Malaria
is a serious disease that threatens the public health,
especially in developing countries. Various methods have been developed
to separate malaria-infected red blood cells (i-RBCs) from blood samples
for clinical diagnosis and biological and epidemiological research.
In this study, we propose a simple and label-free method for separating
not only late-stage but also early-stage i-RBCs on the basis of their
paramagnetic characteristics due to the malaria byproduct, hemozoin,
by using a magnetic field gradient. A polydimethylsiloxane (PDMS)

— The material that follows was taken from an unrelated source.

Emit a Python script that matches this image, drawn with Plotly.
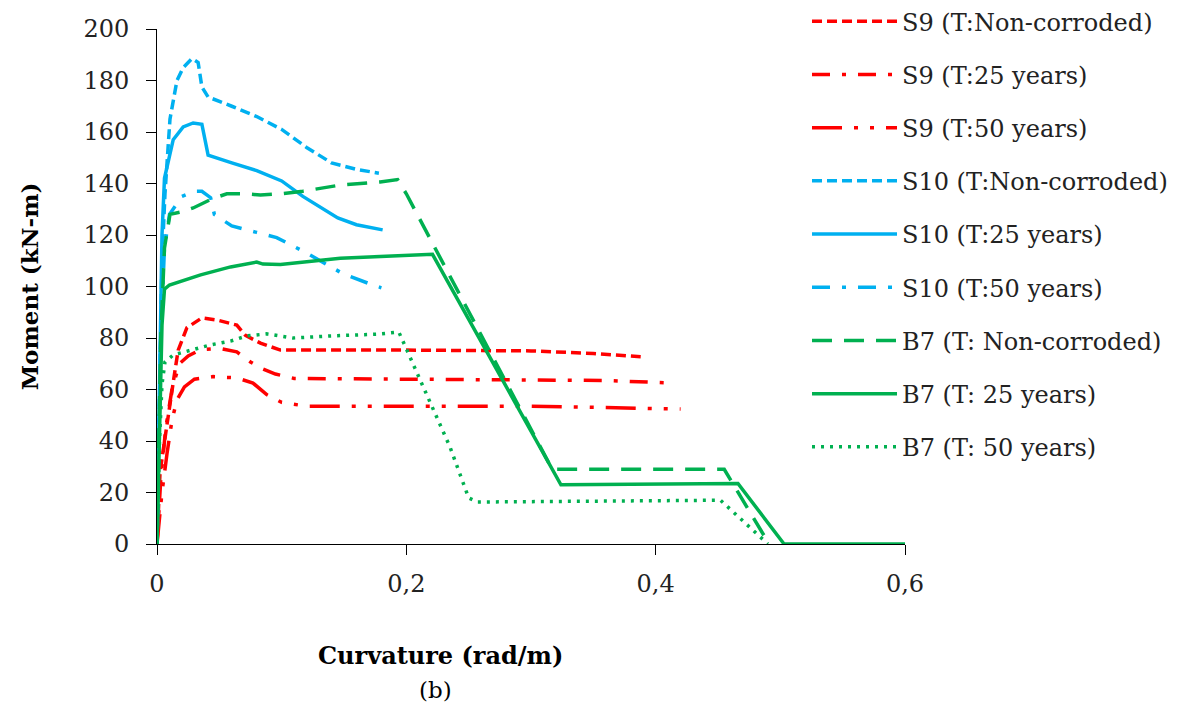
import plotly.graph_objects as go

# ---------------- data (curvature rad/m, moment kN-m) ----------------
s9_nc_x = [0, 0.0024, 0.005, 0.008, 0.012, 0.0145, 0.017, 0.024, 0.036, 0.048, 0.064, 0.071, 0.083, 0.099, 0.2, 0.3, 0.35, 0.388]
s9_nc_y = [0, 27.6, 36.5, 47, 60, 67.6, 75.3, 84, 87.8, 87, 85, 81, 78, 75.3, 75.3, 75, 74, 72.7]

s9_25_x = [0, 0.003, 0.007, 0.012, 0.018, 0.025, 0.035, 0.05, 0.064, 0.075, 0.085, 0.095, 0.11, 0.2, 0.3, 0.36, 0.41]
s9_25_y = [0, 25, 45, 60, 70, 73, 75.5, 76, 74.6, 70.7, 68, 66, 64.3, 64, 64, 63.5, 62.6]

s9_50_x = [0, 0.004, 0.008, 0.012, 0.016, 0.022, 0.03, 0.045, 0.064, 0.077, 0.088, 0.1, 0.12, 0.2, 0.3, 0.36, 0.42]
s9_50_y = [0, 20, 35, 48, 56, 61, 64, 65, 64.5, 62.5, 58, 55, 53.5, 53.5, 53.5, 53, 52.4]

s10_nc_x = [0, 0.002, 0.004, 0.0064, 0.0104, 0.016, 0.021, 0.028, 0.033, 0.036, 0.041, 0.06, 0.08, 0.1, 0.12, 0.14, 0.16, 0.178]
s10_nc_y = [0, 60, 110, 136, 165, 180, 185, 188.5, 187, 177.5, 173.6, 170, 166, 161, 154, 148, 145.5, 144]

s10_25_x = [0, 0.002, 0.004, 0.006, 0.009, 0.013, 0.021, 0.029, 0.036, 0.041, 0.06, 0.08, 0.1, 0.117, 0.145, 0.16, 0.181]
s10_25_y = [0, 70, 120, 142, 149, 157, 162, 163.5, 163, 151, 148, 145, 141, 135, 126.6, 124, 122]

s10_50_x = [0, 0.003, 0.006, 0.01, 0.02, 0.03, 0.036, 0.043, 0.046, 0.06, 0.08, 0.096, 0.12, 0.149, 0.173, 0.18]
s10_50_y = [0, 80, 115, 128, 135, 137, 137, 134.5, 128, 123.5, 121, 119, 113, 105, 100.6, 99.5]

b7_nc_x = [0, 0.003, 0.006, 0.0104, 0.02, 0.029, 0.044, 0.056, 0.071, 0.083, 0.099, 0.117, 0.147, 0.179, 0.193, 0.2, 0.317, 0.455, 0.491]
b7_nc_y = [0, 80, 115, 128, 129, 130.5, 134, 136, 136, 135.5, 136, 137, 139.4, 140.6, 141.5, 136, 29, 29, 0]

b7_25_x = [0, 0.002, 0.004, 0.006, 0.01, 0.035, 0.059, 0.08, 0.085, 0.099, 0.147, 0.221, 0.324, 0.466, 0.503, 0.6]
b7_25_y = [0, 50, 85, 99, 100.6, 104.5, 107.6, 109.5, 108.7, 108.5, 111, 112.5, 23, 23.5, 0, 0]

b7_50_x = [0, 0.002, 0.004, 0.0064, 0.013, 0.028, 0.0426, 0.059, 0.072, 0.088, 0.109, 0.139, 0.177, 0.194, 0.235, 0.25, 0.257, 0.452, 0.49]
b7_50_y = [0, 40, 62, 70.7, 73.4, 75.3, 77.3, 78.8, 80.8, 81.6, 80, 80.8, 81.5, 82.3, 37.7, 17.9, 16.3, 17, 0]

names = ["S9 (T:Non-corroded)", "S9 (T:25 years)", "S9 (T:50 years)",
         "S10 (T:Non-corroded)", "S10 (T:25 years)", "S10 (T:50 years)",
         "B7 (T: Non-corroded)", "B7 (T: 25 years)", "B7 (T: 50 years)"]

x_ticks = [0, 0.2, 0.4, 0.6]
x_ticktext = ["0", "0,2", "0,4", "0,6"]
y_ticks = [0, 20, 40, 60, 80, 100, 120, 140, 160, 180, 200]

RED = "#FF0000"
BLUE = "#00B0F0"
GREEN = "#00B050"

series = [
    (s9_nc_x, s9_nc_y, RED, "10px,5px"),
    (s9_25_x, s9_25_y, RED, "18px,12px,4px,12px"),
    (s9_50_x, s9_50_y, RED, "30px,12px,4px,12px,4px,12px"),
    (s10_nc_x, s10_nc_y, BLUE, "10px,5px"),
    (s10_25_x, s10_25_y, BLUE, "solid"),
    (s10_50_x, s10_50_y, BLUE, "18px,12px,4px,12px"),
    (b7_nc_x, b7_nc_y, GREEN, "20px,12px"),
    (b7_25_x, b7_25_y, GREEN, "solid"),
    (b7_50_x, b7_50_y, GREEN, "3px,6px"),
]

fig = go.Figure()
for i, ((xs, ys, col, dash), nm) in enumerate(zip(series, names)):
    fig.add_trace(go.Scatter(
        x=xs, y=ys, mode="lines", name=nm, legendgroup=f"g{i}",
        line=dict(color=col, width=3.5, dash=dash),
    ))

FONT = "DejaVu Serif"
L, T, W, H = 157, 29, 748, 515  # plot area in px (for paper-coordinate annotations)

fig.update_layout(
    width=1177, height=724,
    paper_bgcolor="white", plot_bgcolor="white",
    margin=dict(l=L, r=1177 - L - W, t=T, b=724 - T - H, autoexpand=False),
    font=dict(family=FONT, color="black", size=24),
    separators=", ",
    showlegend=True,
    legend=dict(
        x=0.869, xanchor="left", y=1.058, yanchor="top",
        bgcolor="rgba(0,0,0,0)", font=dict(family=FONT, size=24, color="#222"),
        itemwidth=85, tracegroupgap=19, traceorder="grouped", maxheight=720,
    ),
    xaxis=dict(
        range=[0, 0.6], tickvals=x_ticks, ticktext=x_ticktext,
        showgrid=False, zeroline=False, showline=True, linecolor="black", linewidth=1,
        ticks="outside", ticklen=10, tickcolor="black",
        tickfont=dict(family=FONT, size=24, color="#222"),
        ticklabelstandoff=8,
    ),
    yaxis=dict(
        range=[0, 200], tickvals=y_ticks,
        showgrid=False, zeroline=False, showline=True, linecolor="black", linewidth=1,
        ticks="outside", ticklen=10, tickcolor="black",
        tickfont=dict(family=FONT, size=24, color="#222"),
        ticklabelstandoff=12,
        title=dict(text="<b>Moment (kN-m)</b>", font=dict(family=FONT, size=23, color="black"), standoff=38),
    ),
    annotations=[
        dict(text="<b>Curvature (rad/m)</b>", xref="paper", yref="paper",
             x=(440 - L) / W, y=(T + H - 655) / H, xanchor="center", yanchor="middle",
             showarrow=False, font=dict(family=FONT, size=24, color="black")),
        dict(text="(b)", xref="paper", yref="paper",
             x=(435 - L) / W, y=(T + H - 690) / H, xanchor="center", yanchor="middle",
             showarrow=False, font=dict(family=FONT, size=23, color="black")),
    ],
)

fig.write_html("out.html")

microfluidic channel was fabricated and integrated with a ferromagnetic
wire fixed on a glass slide. To evaluate the performance of the microfluidic
device containing the ferromagnetic wire, lateral displacement of
NaNO2-treated RBCs, which also have paramagnetic characteristics,
was observed at various flow rates. The results showed excellent agreement
with theoretically predicted values. The same device was applied to
separate i-RBCs. Late-stage i-RBCs (trophozoites and schizonts), which
contain optically visible black dots, were separated with a recovery
rate of approximately 98.3%. In addition, using an optimal flow rate,
early-stage (ring-stage) i-RBCs, which had been difficult to separate
because of their low paramagnetic characteristics, were successfully
separated with a recovery rate of 73%. The present technique, using
permanent magnets and ferromagnetic wire in a microchannel, can effectively
separate i-RBCs in various developmental stages so that it could provide
a potential tool for studying the invasion mechanism of the malarial
parasite, as well as performing antimalarial drug assays.